### Data section ###

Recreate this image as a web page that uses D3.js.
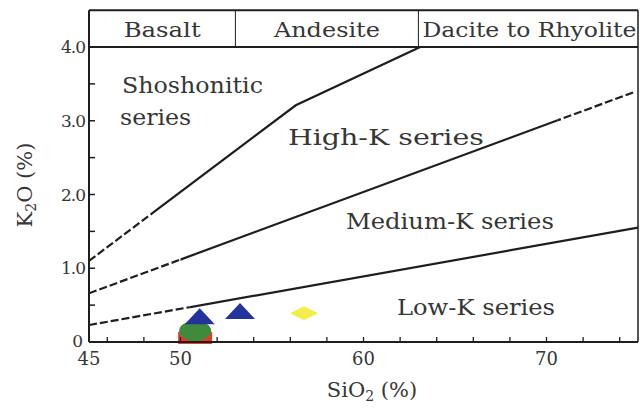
<!DOCTYPE html>
<html>
<head>
<meta charset="utf-8">
<script src="https://cdn.jsdelivr.net/npm/d3@7"></script>
<style>
  html, body { margin: 0; padding: 0; background: #fff; }
  svg { display: block; }
  text { font-family: "DejaVu Serif", "Liberation Serif", serif; fill: #363636; }
</style>
</head>
<body>
<svg id="chart" width="640" height="415"></svg>
<script>
// Rock-type bands along the SiO2 axis (header row)
const rockTypes = ["Basalt", "Andesite", "Dacite to Rhyolite"];
const rockBounds = [45, 53, 63, 75];

// Series boundary lines, as [SiO2, K2O] vertices
const shoshoniticLine = [[45, 1.10], [56.3, 3.21], [63.1, 4.0]];
const highKLine = [[45, 0.66], [74.8, 3.39]];
const mediumKLine = [[45, 0.23], [75, 1.55]];

// Series field names
const seriesNames = ["Shoshonitic", "series", "High-K series", "Medium-K series", "Low-K series"];

// Samples
const squareSamples = [[50.8, 0.055]];
const circleSamples = [[50.8, 0.15]];
const triangleSamples = [[51.05, 0.35], [53.25, 0.42]];
const diamondSamples = [[56.75, 0.39]];

// Tick values
const xMinorTicks = [46, 48, 50, 52, 54, 56, 58, 60, 62, 64, 66, 68, 70, 72, 74];
const xTickLabels = [45, 50, 60, 70];
const yMinorTicks = [0.5, 1.0, 1.5, 2.0, 2.5, 3.0, 3.5, 4.0];
const yTickLabels = ["0", "1.0", "2.0", "3.0", "4.0"];

const svg = d3.select("#chart");
const x = d3.scaleLinear().domain([45, 75]).range([89, 638]);
const y = d3.scaleLinear().domain([0, 4]).range([342, 47]);
const ink = "#1e1e1e";

// ---- sample markers (drawn under the frame) ----
const markers = svg.append("g");
markers.selectAll("rect.sq").data(squareSamples).join("rect")
  .attr("x", d => x(d[0]) - 17).attr("y", d => y(d[1]) - 6)
  .attr("width", 34).attr("height", 12)
  .attr("fill", "#e23a2e");
markers.selectAll("ellipse").data(circleSamples).join("ellipse")
  .attr("cx", d => x(d[0])).attr("cy", d => y(d[1]))
  .attr("rx", 16).attr("ry", 10)
  .attr("fill", "#3f8a3c");
markers.selectAll("path.tri").data(triangleSamples).join("path")
  .attr("d", "M0,-8L15,8L-15,8Z")
  .attr("transform", d => `translate(${x(d[0])},${y(d[1])})`)
  .attr("fill", "#23339c");
markers.selectAll("path.dia").data(diamondSamples).join("path")
  .attr("d", "M-14,0L0,-7L14,0L0,7Z")
  .attr("transform", d => `translate(${x(d[0])},${y(d[1])})`)
  .attr("fill", "#f4ee4c");

// ---- boundary lines: solid in the middle, dashed near the ends ----
const defs = svg.append("defs");
function clip(id, spans) {
  const c = defs.append("clipPath").attr("id", id);
  spans.forEach(s => c.append("rect")
    .attr("x", x(s[0])).attr("y", 0)
    .attr("width", x(s[1]) - x(s[0])).attr("height", 415));
}
const lineGen = d3.line().x(d => x(d[0])).y(d => y(d[1]));
const boundaries = [
  { pts: shoshoniticLine, dashed: [[45, 48.6]], solid: [[48.6, 75]] },
  { pts: highKLine, dashed: [[45, 50.0], [70.6, 75]], solid: [[50.0, 70.6]] },
  { pts: mediumKLine, dashed: [[45, 50.5]], solid: [[50.5, 75]] }
];
boundaries.forEach((b, i) => {
  clip("cd" + i, b.dashed);
  clip("cs" + i, b.solid);
  svg.append("path").attr("d", lineGen(b.pts))
    .attr("fill", "none").attr("stroke", ink).attr("stroke-width", 2.2)
    .attr("stroke-dasharray", "8,3").attr("clip-path", `url(#cd${i})`);
  svg.append("path").attr("d", lineGen(b.pts))
    .attr("fill", "none").attr("stroke", ink).attr("stroke-width", 2.2)
    .attr("clip-path", `url(#cs${i})`);
});

// ---- frame and header ----
const headerTop = y(4.5);
svg.append("line").attr("x1", x(45)).attr("x2", x(75)).attr("y1", headerTop).attr("y2", headerTop)
  .attr("stroke", ink).attr("stroke-width", 2);
svg.append("line").attr("x1", x(45)).attr("x2", x(75)).attr("y1", y(4)).attr("y2", y(4))
  .attr("stroke", ink).attr("stroke-width", 2);
svg.append("line").attr("x1", x(45)).attr("x2", x(45)).attr("y1", headerTop).attr("y2", y(0))
  .attr("stroke", ink).attr("stroke-width", 2);
svg.append("line").attr("x1", x(75)).attr("x2", x(75)).attr("y1", headerTop).attr("y2", y(0))
  .attr("stroke", ink).attr("stroke-width", 1.5);
svg.append("line").attr("x1", x(45)).attr("x2", x(75)).attr("y1", y(0)).attr("y2", y(0))
  .attr("stroke", ink).attr("stroke-width", 2);
svg.selectAll("line.div").data(rockBounds.slice(1, -1)).join("line")
  .attr("x1", d => x(d)).attr("x2", d => x(d)).attr("y1", headerTop).attr("y2", y(4))
  .attr("stroke", ink).attr("stroke-width", 1);

const headerWidths = [77, 106, 214];
svg.selectAll("text.rock").data(rockTypes).join("text")
  .attr("x", (d, i) => i === 2 ? x(rockBounds[2]) + 4 : (x(rockBounds[i]) + x(rockBounds[i + 1])) / 2)
  .attr("y", 37)
  .attr("text-anchor", (d, i) => i === 2 ? "start" : "middle")
  .attr("font-size", 20)
  .attr("textLength", (d, i) => headerWidths[i]).attr("lengthAdjust", "spacingAndGlyphs")
  .text(d => d);

// ---- ticks (pointing into the plot) ----
svg.selectAll("line.xt").data(xMinorTicks).join("line")
  .attr("x1", d => x(d)).attr("x2", d => x(d)).attr("y1", y(0)).attr("y2", y(0) - 5)
  .attr("stroke", ink).attr("stroke-width", 1.3);
svg.selectAll("line.yt").data(yMinorTicks).join("line")
  .attr("x1", x(45)).attr("x2", x(45) + 6).attr("y1", d => y(d)).attr("y2", d => y(d))
  .attr("stroke", ink).attr("stroke-width", 1.5);

svg.selectAll("text.xl").data(xTickLabels).join("text")
  .attr("x", d => x(d)).attr("y", 365).attr("text-anchor", "middle")
  .attr("font-size", 18).text(d => d);
svg.selectAll("text.yl").data(yTickLabels).join("text")
  .attr("x", (d, i) => i === 0 ? 82 : 85).attr("y", (d, i) => y(i) + (i === 0 ? 5 : 6))
  .attr("text-anchor", "end").attr("font-size", 17)
  .attr("letter-spacing", -1).text(d => d);

// ---- axis titles ----
const xt = svg.append("text").attr("x", 372).attr("y", 397).attr("text-anchor", "middle")
  .attr("font-size", 21);
xt.append("tspan").text("SiO");
xt.append("tspan").attr("font-size", 14).attr("dy", 4).text("2");
xt.append("tspan").attr("dy", -4).text(" (%)");

const yt = svg.append("text").attr("transform", "translate(32,185) rotate(-90)")
  .attr("text-anchor", "middle").attr("font-size", 21);
yt.append("tspan").text("K");
yt.append("tspan").attr("font-size", 14).attr("dy", 4).text("2");
yt.append("tspan").attr("dy", -4).text("O (%)");

// ---- series field labels ----
const fieldPlacement = [
  { sx: 46.8, k: 3.38, w: 141 },
  { sx: 46.7, k: 2.94, w: 71 },
  { sx: 55.87, k: 2.67, w: 196 },
  { sx: 59.04, k: 1.53, w: 208 },
  { sx: 61.83, k: 0.366, w: 158 }
];
svg.selectAll("text.field").data(seriesNames).join("text")
  .attr("x", (d, i) => x(fieldPlacement[i].sx)).attr("y", (d, i) => y(fieldPlacement[i].k))
  .attr("font-size", 22)
  .attr("textLength", (d, i) => fieldPlacement[i].w).attr("lengthAdjust", "spacingAndGlyphs")
  .text(d => d);
</script>
</body>
</html>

###

Exercise details:
Go from the first line of the listing to the line holding "const rockBounds = [45, 53, 63, 75];" and, please, transcribe those lines exactly, both included, with no pictures.

Output:
Recreate this image as a web page that uses D3.js.
<!DOCTYPE html>
<html>
<head>
<meta charset="utf-8">
<script src="https://cdn.jsdelivr.net/npm/d3@7"></script>
<style>
  html, body { margin: 0; padding: 0; background: #fff; }
  svg { display: block; }
  text { font-family: "DejaVu Serif", "Liberation Serif", serif; fill: #363636; }
</style>
</head>
<body>
<svg id="chart" width="640" height="415"></svg>
<script>
// Rock-type bands along the SiO2 axis (header row)
const rockTypes = ["Basalt", "Andesite", "Dacite to Rhyolite"];
const rockBounds = [45, 53, 63, 75];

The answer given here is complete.